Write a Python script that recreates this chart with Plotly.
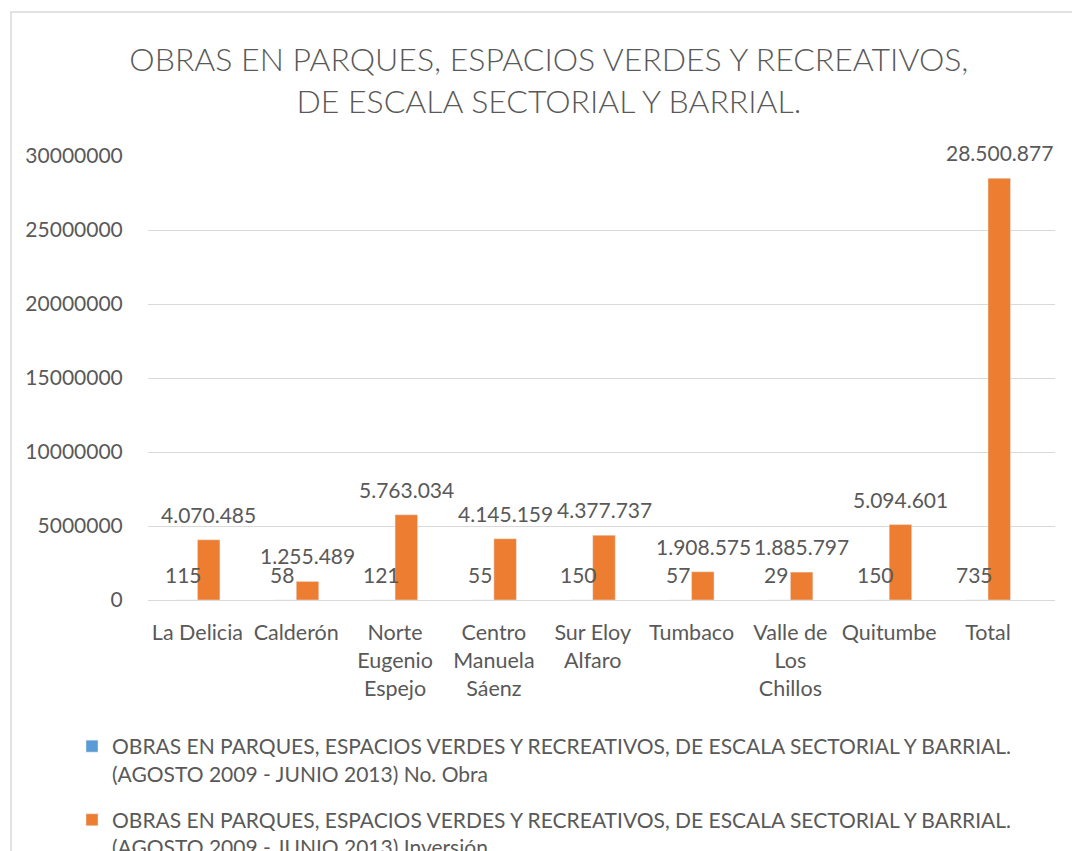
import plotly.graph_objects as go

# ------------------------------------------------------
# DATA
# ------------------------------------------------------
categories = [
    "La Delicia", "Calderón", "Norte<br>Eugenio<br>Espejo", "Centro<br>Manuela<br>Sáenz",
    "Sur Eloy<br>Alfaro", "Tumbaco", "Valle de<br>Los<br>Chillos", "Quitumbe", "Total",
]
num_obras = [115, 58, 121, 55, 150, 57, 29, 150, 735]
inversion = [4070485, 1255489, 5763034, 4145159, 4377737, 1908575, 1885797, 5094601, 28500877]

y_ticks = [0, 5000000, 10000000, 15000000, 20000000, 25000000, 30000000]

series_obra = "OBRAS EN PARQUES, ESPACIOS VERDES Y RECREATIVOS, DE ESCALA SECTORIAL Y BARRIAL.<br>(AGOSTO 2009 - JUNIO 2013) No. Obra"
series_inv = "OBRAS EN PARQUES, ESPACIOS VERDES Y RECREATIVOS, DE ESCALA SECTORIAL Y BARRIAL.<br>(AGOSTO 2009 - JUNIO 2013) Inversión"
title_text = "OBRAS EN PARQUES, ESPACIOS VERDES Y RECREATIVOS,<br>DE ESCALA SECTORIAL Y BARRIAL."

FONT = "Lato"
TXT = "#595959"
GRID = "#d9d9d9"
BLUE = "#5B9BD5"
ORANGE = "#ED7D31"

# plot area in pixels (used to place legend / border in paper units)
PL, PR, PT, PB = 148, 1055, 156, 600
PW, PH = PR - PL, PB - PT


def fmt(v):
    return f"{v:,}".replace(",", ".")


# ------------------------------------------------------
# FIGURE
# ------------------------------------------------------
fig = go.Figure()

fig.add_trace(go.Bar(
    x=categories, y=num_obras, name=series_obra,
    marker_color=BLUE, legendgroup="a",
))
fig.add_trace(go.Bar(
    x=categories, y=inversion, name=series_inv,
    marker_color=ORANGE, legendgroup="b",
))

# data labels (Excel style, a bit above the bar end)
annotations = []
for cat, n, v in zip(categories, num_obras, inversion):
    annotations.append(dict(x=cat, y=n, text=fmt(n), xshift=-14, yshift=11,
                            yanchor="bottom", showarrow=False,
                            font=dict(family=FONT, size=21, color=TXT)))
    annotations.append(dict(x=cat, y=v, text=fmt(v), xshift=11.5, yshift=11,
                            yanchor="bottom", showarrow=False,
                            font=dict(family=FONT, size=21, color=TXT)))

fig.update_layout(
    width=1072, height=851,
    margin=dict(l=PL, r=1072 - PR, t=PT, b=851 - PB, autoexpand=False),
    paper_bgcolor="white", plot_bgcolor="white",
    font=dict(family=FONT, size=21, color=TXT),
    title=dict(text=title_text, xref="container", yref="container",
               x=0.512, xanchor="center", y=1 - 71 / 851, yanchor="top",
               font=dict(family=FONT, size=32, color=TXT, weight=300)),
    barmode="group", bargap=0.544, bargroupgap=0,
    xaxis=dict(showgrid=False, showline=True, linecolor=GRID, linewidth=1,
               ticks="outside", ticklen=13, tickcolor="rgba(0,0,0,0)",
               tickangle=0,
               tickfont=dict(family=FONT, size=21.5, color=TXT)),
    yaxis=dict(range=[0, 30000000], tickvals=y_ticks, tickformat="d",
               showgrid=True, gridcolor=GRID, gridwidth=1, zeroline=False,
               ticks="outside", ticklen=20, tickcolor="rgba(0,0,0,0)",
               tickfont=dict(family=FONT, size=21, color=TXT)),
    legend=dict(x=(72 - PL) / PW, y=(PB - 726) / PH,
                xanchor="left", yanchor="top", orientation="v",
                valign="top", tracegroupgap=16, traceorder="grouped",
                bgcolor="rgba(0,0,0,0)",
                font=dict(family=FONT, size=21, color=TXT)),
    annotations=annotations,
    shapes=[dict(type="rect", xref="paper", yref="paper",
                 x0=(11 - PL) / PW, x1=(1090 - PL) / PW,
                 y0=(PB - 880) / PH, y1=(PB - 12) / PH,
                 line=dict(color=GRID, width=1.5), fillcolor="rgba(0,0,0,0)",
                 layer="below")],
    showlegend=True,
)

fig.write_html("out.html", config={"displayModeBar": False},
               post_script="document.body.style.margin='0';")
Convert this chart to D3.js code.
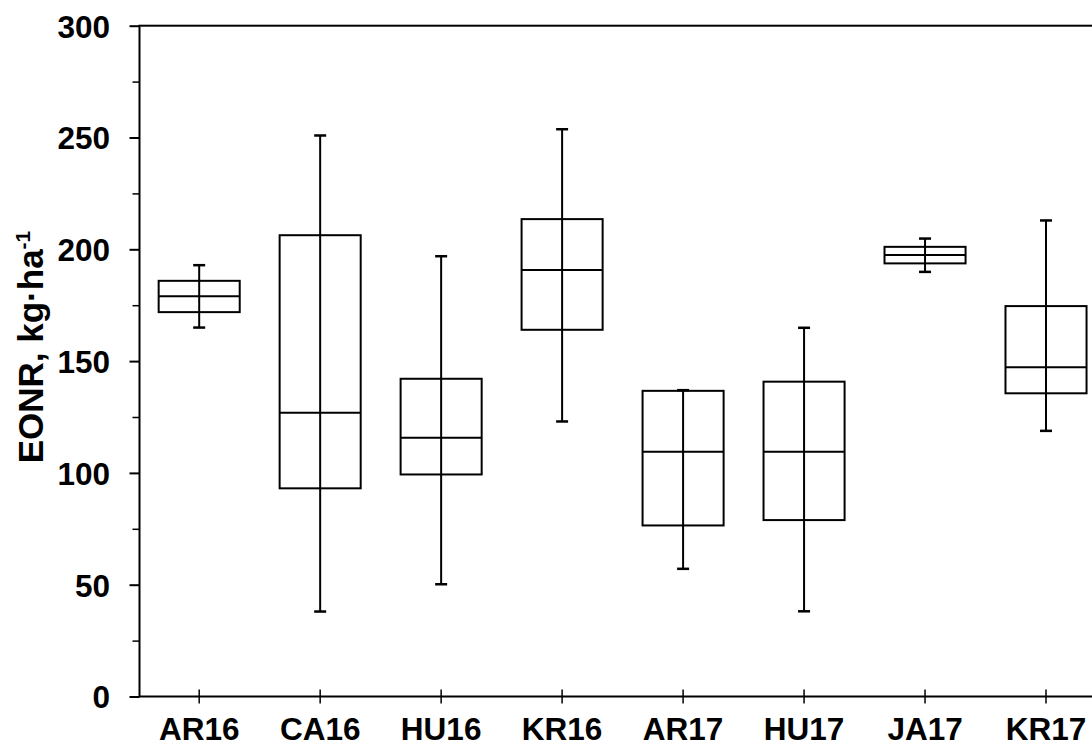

====

_Exercise_
Leave the pictures out and write out every entry exactly as given.

_Reply to the exercise_
Write a Python script that recreates this chart with Plotly.
import plotly.graph_objects as go

# ------------------------------------------------------
# DATA
# ------------------------------------------------------
categories = [
    "La Delicia", "Calderón", "Norte<br>Eugenio<br>Espejo", "Centro<br>Manuela<br>Sáenz",
    "Sur Eloy<br>Alfaro", "Tumbaco", "Valle de<br>Los<br>Chillos", "Quitumbe", "Total",
]
num_obras = [115, 58, 121, 55, 150, 57, 29, 150, 735]
inversion = [4070485, 1255489, 5763034, 4145159, 4377737, 1908575, 1885797, 5094601, 28500877]

y_ticks = [0, 5000000, 10000000, 15000000, 20000000, 25000000, 30000000]

series_obra = "OBRAS EN PARQUES, ESPACIOS VERDES Y RECREATIVOS, DE ESCALA SECTORIAL Y BARRIAL.<br>(AGOSTO 2009 - JUNIO 2013) No. Obra"
series_inv = "OBRAS EN PARQUES, ESPACIOS VERDES Y RECREATIVOS, DE ESCALA SECTORIAL Y BARRIAL.<br>(AGOSTO 2009 - JUNIO 2013) Inversión"
title_text = "OBRAS EN PARQUES, ESPACIOS VERDES Y RECREATIVOS,<br>DE ESCALA SECTORIAL Y BARRIAL."

FONT = "Lato"
TXT = "#595959"
GRID = "#d9d9d9"
BLUE = "#5B9BD5"
ORANGE = "#ED7D31"

# plot area in pixels (used to place legend / border in paper units)
PL, PR, PT, PB = 148, 1055, 156, 600
PW, PH = PR - PL, PB - PT


def fmt(v):
    return f"{v:,}".replace(",", ".")


# ------------------------------------------------------
# FIGURE
# ------------------------------------------------------
fig = go.Figure()

fig.add_trace(go.Bar(
    x=categories, y=num_obras, name=series_obra,
    marker_color=BLUE, legendgroup="a",
))
fig.add_trace(go.Bar(
    x=categories, y=inversion, name=series_inv,
    marker_color=ORANGE, legendgroup="b",
))

# data labels (Excel style, a bit above the bar end)
annotations = []
for cat, n, v in zip(categories, num_obras, inversion):
    annotations.append(dict(x=cat, y=n, text=fmt(n), xshift=-14, yshift=11,
                            yanchor="bottom", showarrow=False,
                            font=dict(family=FONT, size=21, color=TXT)))
    annotations.append(dict(x=cat, y=v, text=fmt(v), xshift=11.5, yshift=11,
                            yanchor="bottom", showarrow=False,
                            font=dict(family=FONT, size=21, color=TXT)))

fig.update_layout(
    width=1072, height=851,
    margin=dict(l=PL, r=1072 - PR, t=PT, b=851 - PB, autoexpand=False),
    paper_bgcolor="white", plot_bgcolor="white",
    font=dict(family=FONT, size=21, color=TXT),
    title=dict(text=title_text, xref="container", yref="container",
               x=0.512, xanchor="center", y=1 - 71 / 851, yanchor="top",
               font=dict(family=FONT, size=32, color=TXT, weight=300)),
    barmode="group", bargap=0.544, bargroupgap=0,
    xaxis=dict(showgrid=False, showline=True, linecolor=GRID, linewidth=1,
               ticks="outside", ticklen=13, tickcolor="rgba(0,0,0,0)",
               tickangle=0,
               tickfont=dict(family=FONT, size=21.5, color=TXT)),
    yaxis=dict(range=[0, 30000000], tickvals=y_ticks, tickformat="d",
               showgrid=True, gridcolor=GRID, gridwidth=1, zeroline=False,
               ticks="outside", ticklen=20, tickcolor="rgba(0,0,0,0)",
               tickfont=dict(family=FONT, size=21, color=TXT)),
    legend=dict(x=(72 - PL) / PW, y=(PB - 726) / PH,
                xanchor="left", yanchor="top", orientation="v",
                valign="top", tracegroupgap=16, traceorder="grouped",
                bgcolor="rgba(0,0,0,0)",
                font=dict(family=FONT, size=21, color=TXT)),
    annotations=annotations,
    shapes=[dict(type="rect", xref="paper", yref="paper",
                 x0=(11 - PL) / PW, x1=(1090 - PL) / PW,
                 y0=(PB - 880) / PH, y1=(PB - 12) / PH,
                 line=dict(color=GRID, width=1.5), fillcolor="rgba(0,0,0,0)",
                 layer="below")],
    showlegend=True,
)

fig.write_html("out.html", config={"displayModeBar": False},
               post_script="document.body.style.margin='0';")
Convert this chart to D3.js code.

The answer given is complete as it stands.